**Given problem:** Skip every picture and transcribe the remaining material exactly.

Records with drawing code
## begin

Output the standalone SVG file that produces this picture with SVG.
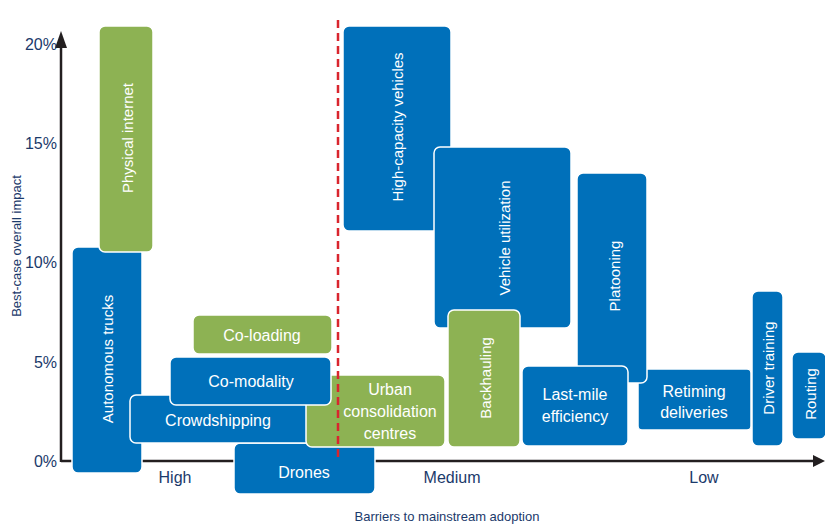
<svg xmlns="http://www.w3.org/2000/svg" width="825" height="526" viewBox="0 0 825 526">
<style>
.b{fill:#0070ba;stroke:#fff;stroke-width:1.5}
.g{fill:#8db253;stroke:#fff;stroke-width:1.5}
.t{fill:#fff;font-family:"Liberation Sans",Arial,sans-serif;font-size:16px;text-anchor:middle}
.v{fill:#fff;font-family:"Liberation Sans",Arial,sans-serif;font-size:15px;text-anchor:middle;dominant-baseline:central}
.a{fill:#1b3a6b;font-family:"Liberation Sans",Arial,sans-serif;font-size:16px}
.s{fill:#1b3a6b;font-family:"Liberation Sans",Arial,sans-serif;font-size:13px;text-anchor:middle}
</style>
<rect width="825" height="526" fill="#fff"/>
<g id="axes">
<line x1="61" y1="461" x2="815" y2="461" stroke="#231f20" stroke-width="2.5"/>
<polygon points="825,461 813,455 813,467" fill="#231f20"/>
<line x1="61" y1="462" x2="61" y2="45" stroke="#231f20" stroke-width="2.5"/>
<polygon points="61,31 55,48 67,48" fill="#231f20"/>
<text class="a" x="57" y="50" text-anchor="end">20%</text>
<text class="a" x="57" y="149" text-anchor="end">15%</text>
<text class="a" x="57" y="268" text-anchor="end">10%</text>
<text class="a" x="57" y="368" text-anchor="end">5%</text>
<text class="a" x="57" y="467" text-anchor="end">0%</text>
<text class="s" transform="translate(16,246) rotate(-90)" dominant-baseline="central">Best-case overall impact</text>
<text class="a" x="175" y="483" text-anchor="middle">High</text>
<text class="a" x="452" y="483" text-anchor="middle">Medium</text>
<text class="a" x="704" y="483" text-anchor="middle">Low</text>
<text class="s" x="447" y="521">Barriers to mainstream adoption</text>
</g>
<g id="autonomous-trucks"><rect class="b" x="72" y="247" width="70" height="226" rx="6"/><text class="v" transform="translate(107,359) rotate(-90)">Autonomous trucks</text></g>
<g id="physical-internet"><rect class="g" x="99" y="26" width="54" height="226" rx="6"/><text class="v" transform="translate(127,138) rotate(-90)">Physical internet</text></g>
<g id="drones"><rect class="b" x="234" y="443" width="141" height="51" rx="6"/><text class="t" x="304" y="478">Drones</text></g>
<g id="crowdshipping"><rect class="b" x="130" y="395" width="190" height="48" rx="6"/><text class="t" x="218" y="426">Crowdshipping</text></g>
<g id="urban-consolidation-centres"><rect class="g" x="306" y="375" width="139" height="72" rx="6"/><text class="t" x="390" y="395">Urban</text><text class="t" x="390" y="417">consolidation</text><text class="t" x="390" y="439">centres</text></g>
<g id="co-modality"><rect class="b" x="170" y="357" width="161" height="48" rx="6"/><text class="t" x="251" y="387">Co-modality</text></g>
<g id="co-loading"><rect class="g" x="193" y="315" width="139" height="39" rx="6"/><text class="t" x="262" y="341">Co-loading</text></g>
<g id="high-capacity-vehicles"><rect class="b" x="343" y="26" width="108" height="205" rx="6"/><text class="v" transform="translate(397,127) rotate(-90)">High-capacity vehicles</text></g>
<g id="vehicle-utilization"><rect class="b" x="434" y="147" width="137" height="181" rx="6"/><text class="v" transform="translate(504,238) rotate(-90)">Vehicle utilization</text></g>
<g id="backhauling"><rect class="g" x="448" y="310" width="72" height="137" rx="6"/><text class="v" transform="translate(485,378) rotate(-90)">Backhauling</text></g>
<g id="retiming-deliveries"><rect class="b" x="638" y="369" width="113" height="61" rx="4"/><text class="t" x="694" y="397">Retiming</text><text class="t" x="694" y="418">deliveries</text></g>
<g id="platooning"><rect class="b" x="577" y="173" width="70" height="210" rx="6"/><text class="v" transform="translate(614,276) rotate(-90)">Platooning</text></g>
<g id="last-mile-efficiency"><rect class="b" x="522" y="366" width="106" height="80" rx="6"/><text class="t" x="575" y="400">Last-mile</text><text class="t" x="575" y="422">efficiency</text></g>
<g id="driver-training"><rect class="b" x="752" y="291" width="31" height="155" rx="6"/><text class="v" transform="translate(768,368) rotate(-90)">Driver training</text></g>
<g id="routing"><rect class="b" x="792" y="352" width="34" height="87" rx="6"/><text class="v" transform="translate(810,394) rotate(-90)">Routing</text></g>
<g id="connectors"><line x1="338" y1="20" x2="338" y2="461" stroke="#d9252e" stroke-width="2.5" stroke-dasharray="8,5"/></g>
</svg>
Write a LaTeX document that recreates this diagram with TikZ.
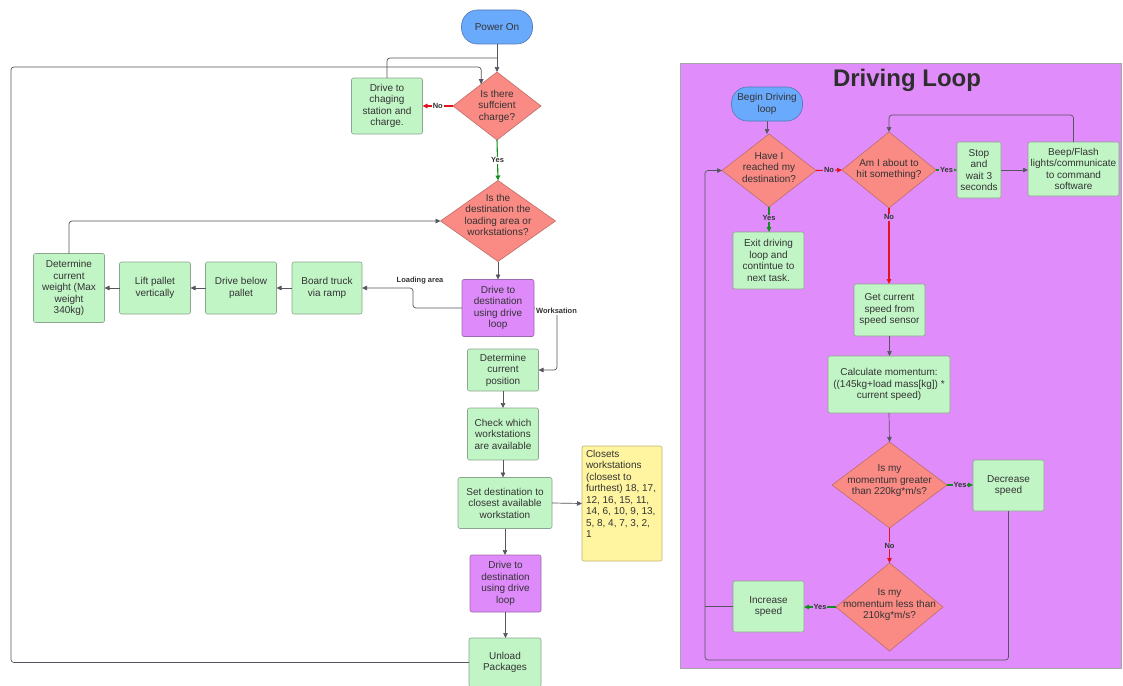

## end

**Problem solution:**
Output the standalone SVG file that produces this picture with SVG.
<svg xmlns="http://www.w3.org/2000/svg" width="825" height="526" viewBox="0 0 825 526">
<style>
.b{fill:#0070ba;stroke:#fff;stroke-width:1.5}
.g{fill:#8db253;stroke:#fff;stroke-width:1.5}
.t{fill:#fff;font-family:"Liberation Sans",Arial,sans-serif;font-size:16px;text-anchor:middle}
.v{fill:#fff;font-family:"Liberation Sans",Arial,sans-serif;font-size:15px;text-anchor:middle;dominant-baseline:central}
.a{fill:#1b3a6b;font-family:"Liberation Sans",Arial,sans-serif;font-size:16px}
.s{fill:#1b3a6b;font-family:"Liberation Sans",Arial,sans-serif;font-size:13px;text-anchor:middle}
</style>
<rect width="825" height="526" fill="#fff"/>
<g id="axes">
<line x1="61" y1="461" x2="815" y2="461" stroke="#231f20" stroke-width="2.5"/>
<polygon points="825,461 813,455 813,467" fill="#231f20"/>
<line x1="61" y1="462" x2="61" y2="45" stroke="#231f20" stroke-width="2.5"/>
<polygon points="61,31 55,48 67,48" fill="#231f20"/>
<text class="a" x="57" y="50" text-anchor="end">20%</text>
<text class="a" x="57" y="149" text-anchor="end">15%</text>
<text class="a" x="57" y="268" text-anchor="end">10%</text>
<text class="a" x="57" y="368" text-anchor="end">5%</text>
<text class="a" x="57" y="467" text-anchor="end">0%</text>
<text class="s" transform="translate(16,246) rotate(-90)" dominant-baseline="central">Best-case overall impact</text>
<text class="a" x="175" y="483" text-anchor="middle">High</text>
<text class="a" x="452" y="483" text-anchor="middle">Medium</text>
<text class="a" x="704" y="483" text-anchor="middle">Low</text>
<text class="s" x="447" y="521">Barriers to mainstream adoption</text>
</g>
<g id="autonomous-trucks"><rect class="b" x="72" y="247" width="70" height="226" rx="6"/><text class="v" transform="translate(107,359) rotate(-90)">Autonomous trucks</text></g>
<g id="physical-internet"><rect class="g" x="99" y="26" width="54" height="226" rx="6"/><text class="v" transform="translate(127,138) rotate(-90)">Physical internet</text></g>
<g id="drones"><rect class="b" x="234" y="443" width="141" height="51" rx="6"/><text class="t" x="304" y="478">Drones</text></g>
<g id="crowdshipping"><rect class="b" x="130" y="395" width="190" height="48" rx="6"/><text class="t" x="218" y="426">Crowdshipping</text></g>
<g id="urban-consolidation-centres"><rect class="g" x="306" y="375" width="139" height="72" rx="6"/><text class="t" x="390" y="395">Urban</text><text class="t" x="390" y="417">consolidation</text><text class="t" x="390" y="439">centres</text></g>
<g id="co-modality"><rect class="b" x="170" y="357" width="161" height="48" rx="6"/><text class="t" x="251" y="387">Co-modality</text></g>
<g id="co-loading"><rect class="g" x="193" y="315" width="139" height="39" rx="6"/><text class="t" x="262" y="341">Co-loading</text></g>
<g id="high-capacity-vehicles"><rect class="b" x="343" y="26" width="108" height="205" rx="6"/><text class="v" transform="translate(397,127) rotate(-90)">High-capacity vehicles</text></g>
<g id="vehicle-utilization"><rect class="b" x="434" y="147" width="137" height="181" rx="6"/><text class="v" transform="translate(504,238) rotate(-90)">Vehicle utilization</text></g>
<g id="backhauling"><rect class="g" x="448" y="310" width="72" height="137" rx="6"/><text class="v" transform="translate(485,378) rotate(-90)">Backhauling</text></g>
<g id="retiming-deliveries"><rect class="b" x="638" y="369" width="113" height="61" rx="4"/><text class="t" x="694" y="397">Retiming</text><text class="t" x="694" y="418">deliveries</text></g>
<g id="platooning"><rect class="b" x="577" y="173" width="70" height="210" rx="6"/><text class="v" transform="translate(614,276) rotate(-90)">Platooning</text></g>
<g id="last-mile-efficiency"><rect class="b" x="522" y="366" width="106" height="80" rx="6"/><text class="t" x="575" y="400">Last-mile</text><text class="t" x="575" y="422">efficiency</text></g>
<g id="driver-training"><rect class="b" x="752" y="291" width="31" height="155" rx="6"/><text class="v" transform="translate(768,368) rotate(-90)">Driver training</text></g>
<g id="routing"><rect class="b" x="792" y="352" width="34" height="87" rx="6"/><text class="v" transform="translate(810,394) rotate(-90)">Routing</text></g>
<g id="connectors"><line x1="338" y1="20" x2="338" y2="461" stroke="#d9252e" stroke-width="2.5" stroke-dasharray="8,5"/></g>
</svg>
Write a LaTeX document that recreates this diagram with TikZ.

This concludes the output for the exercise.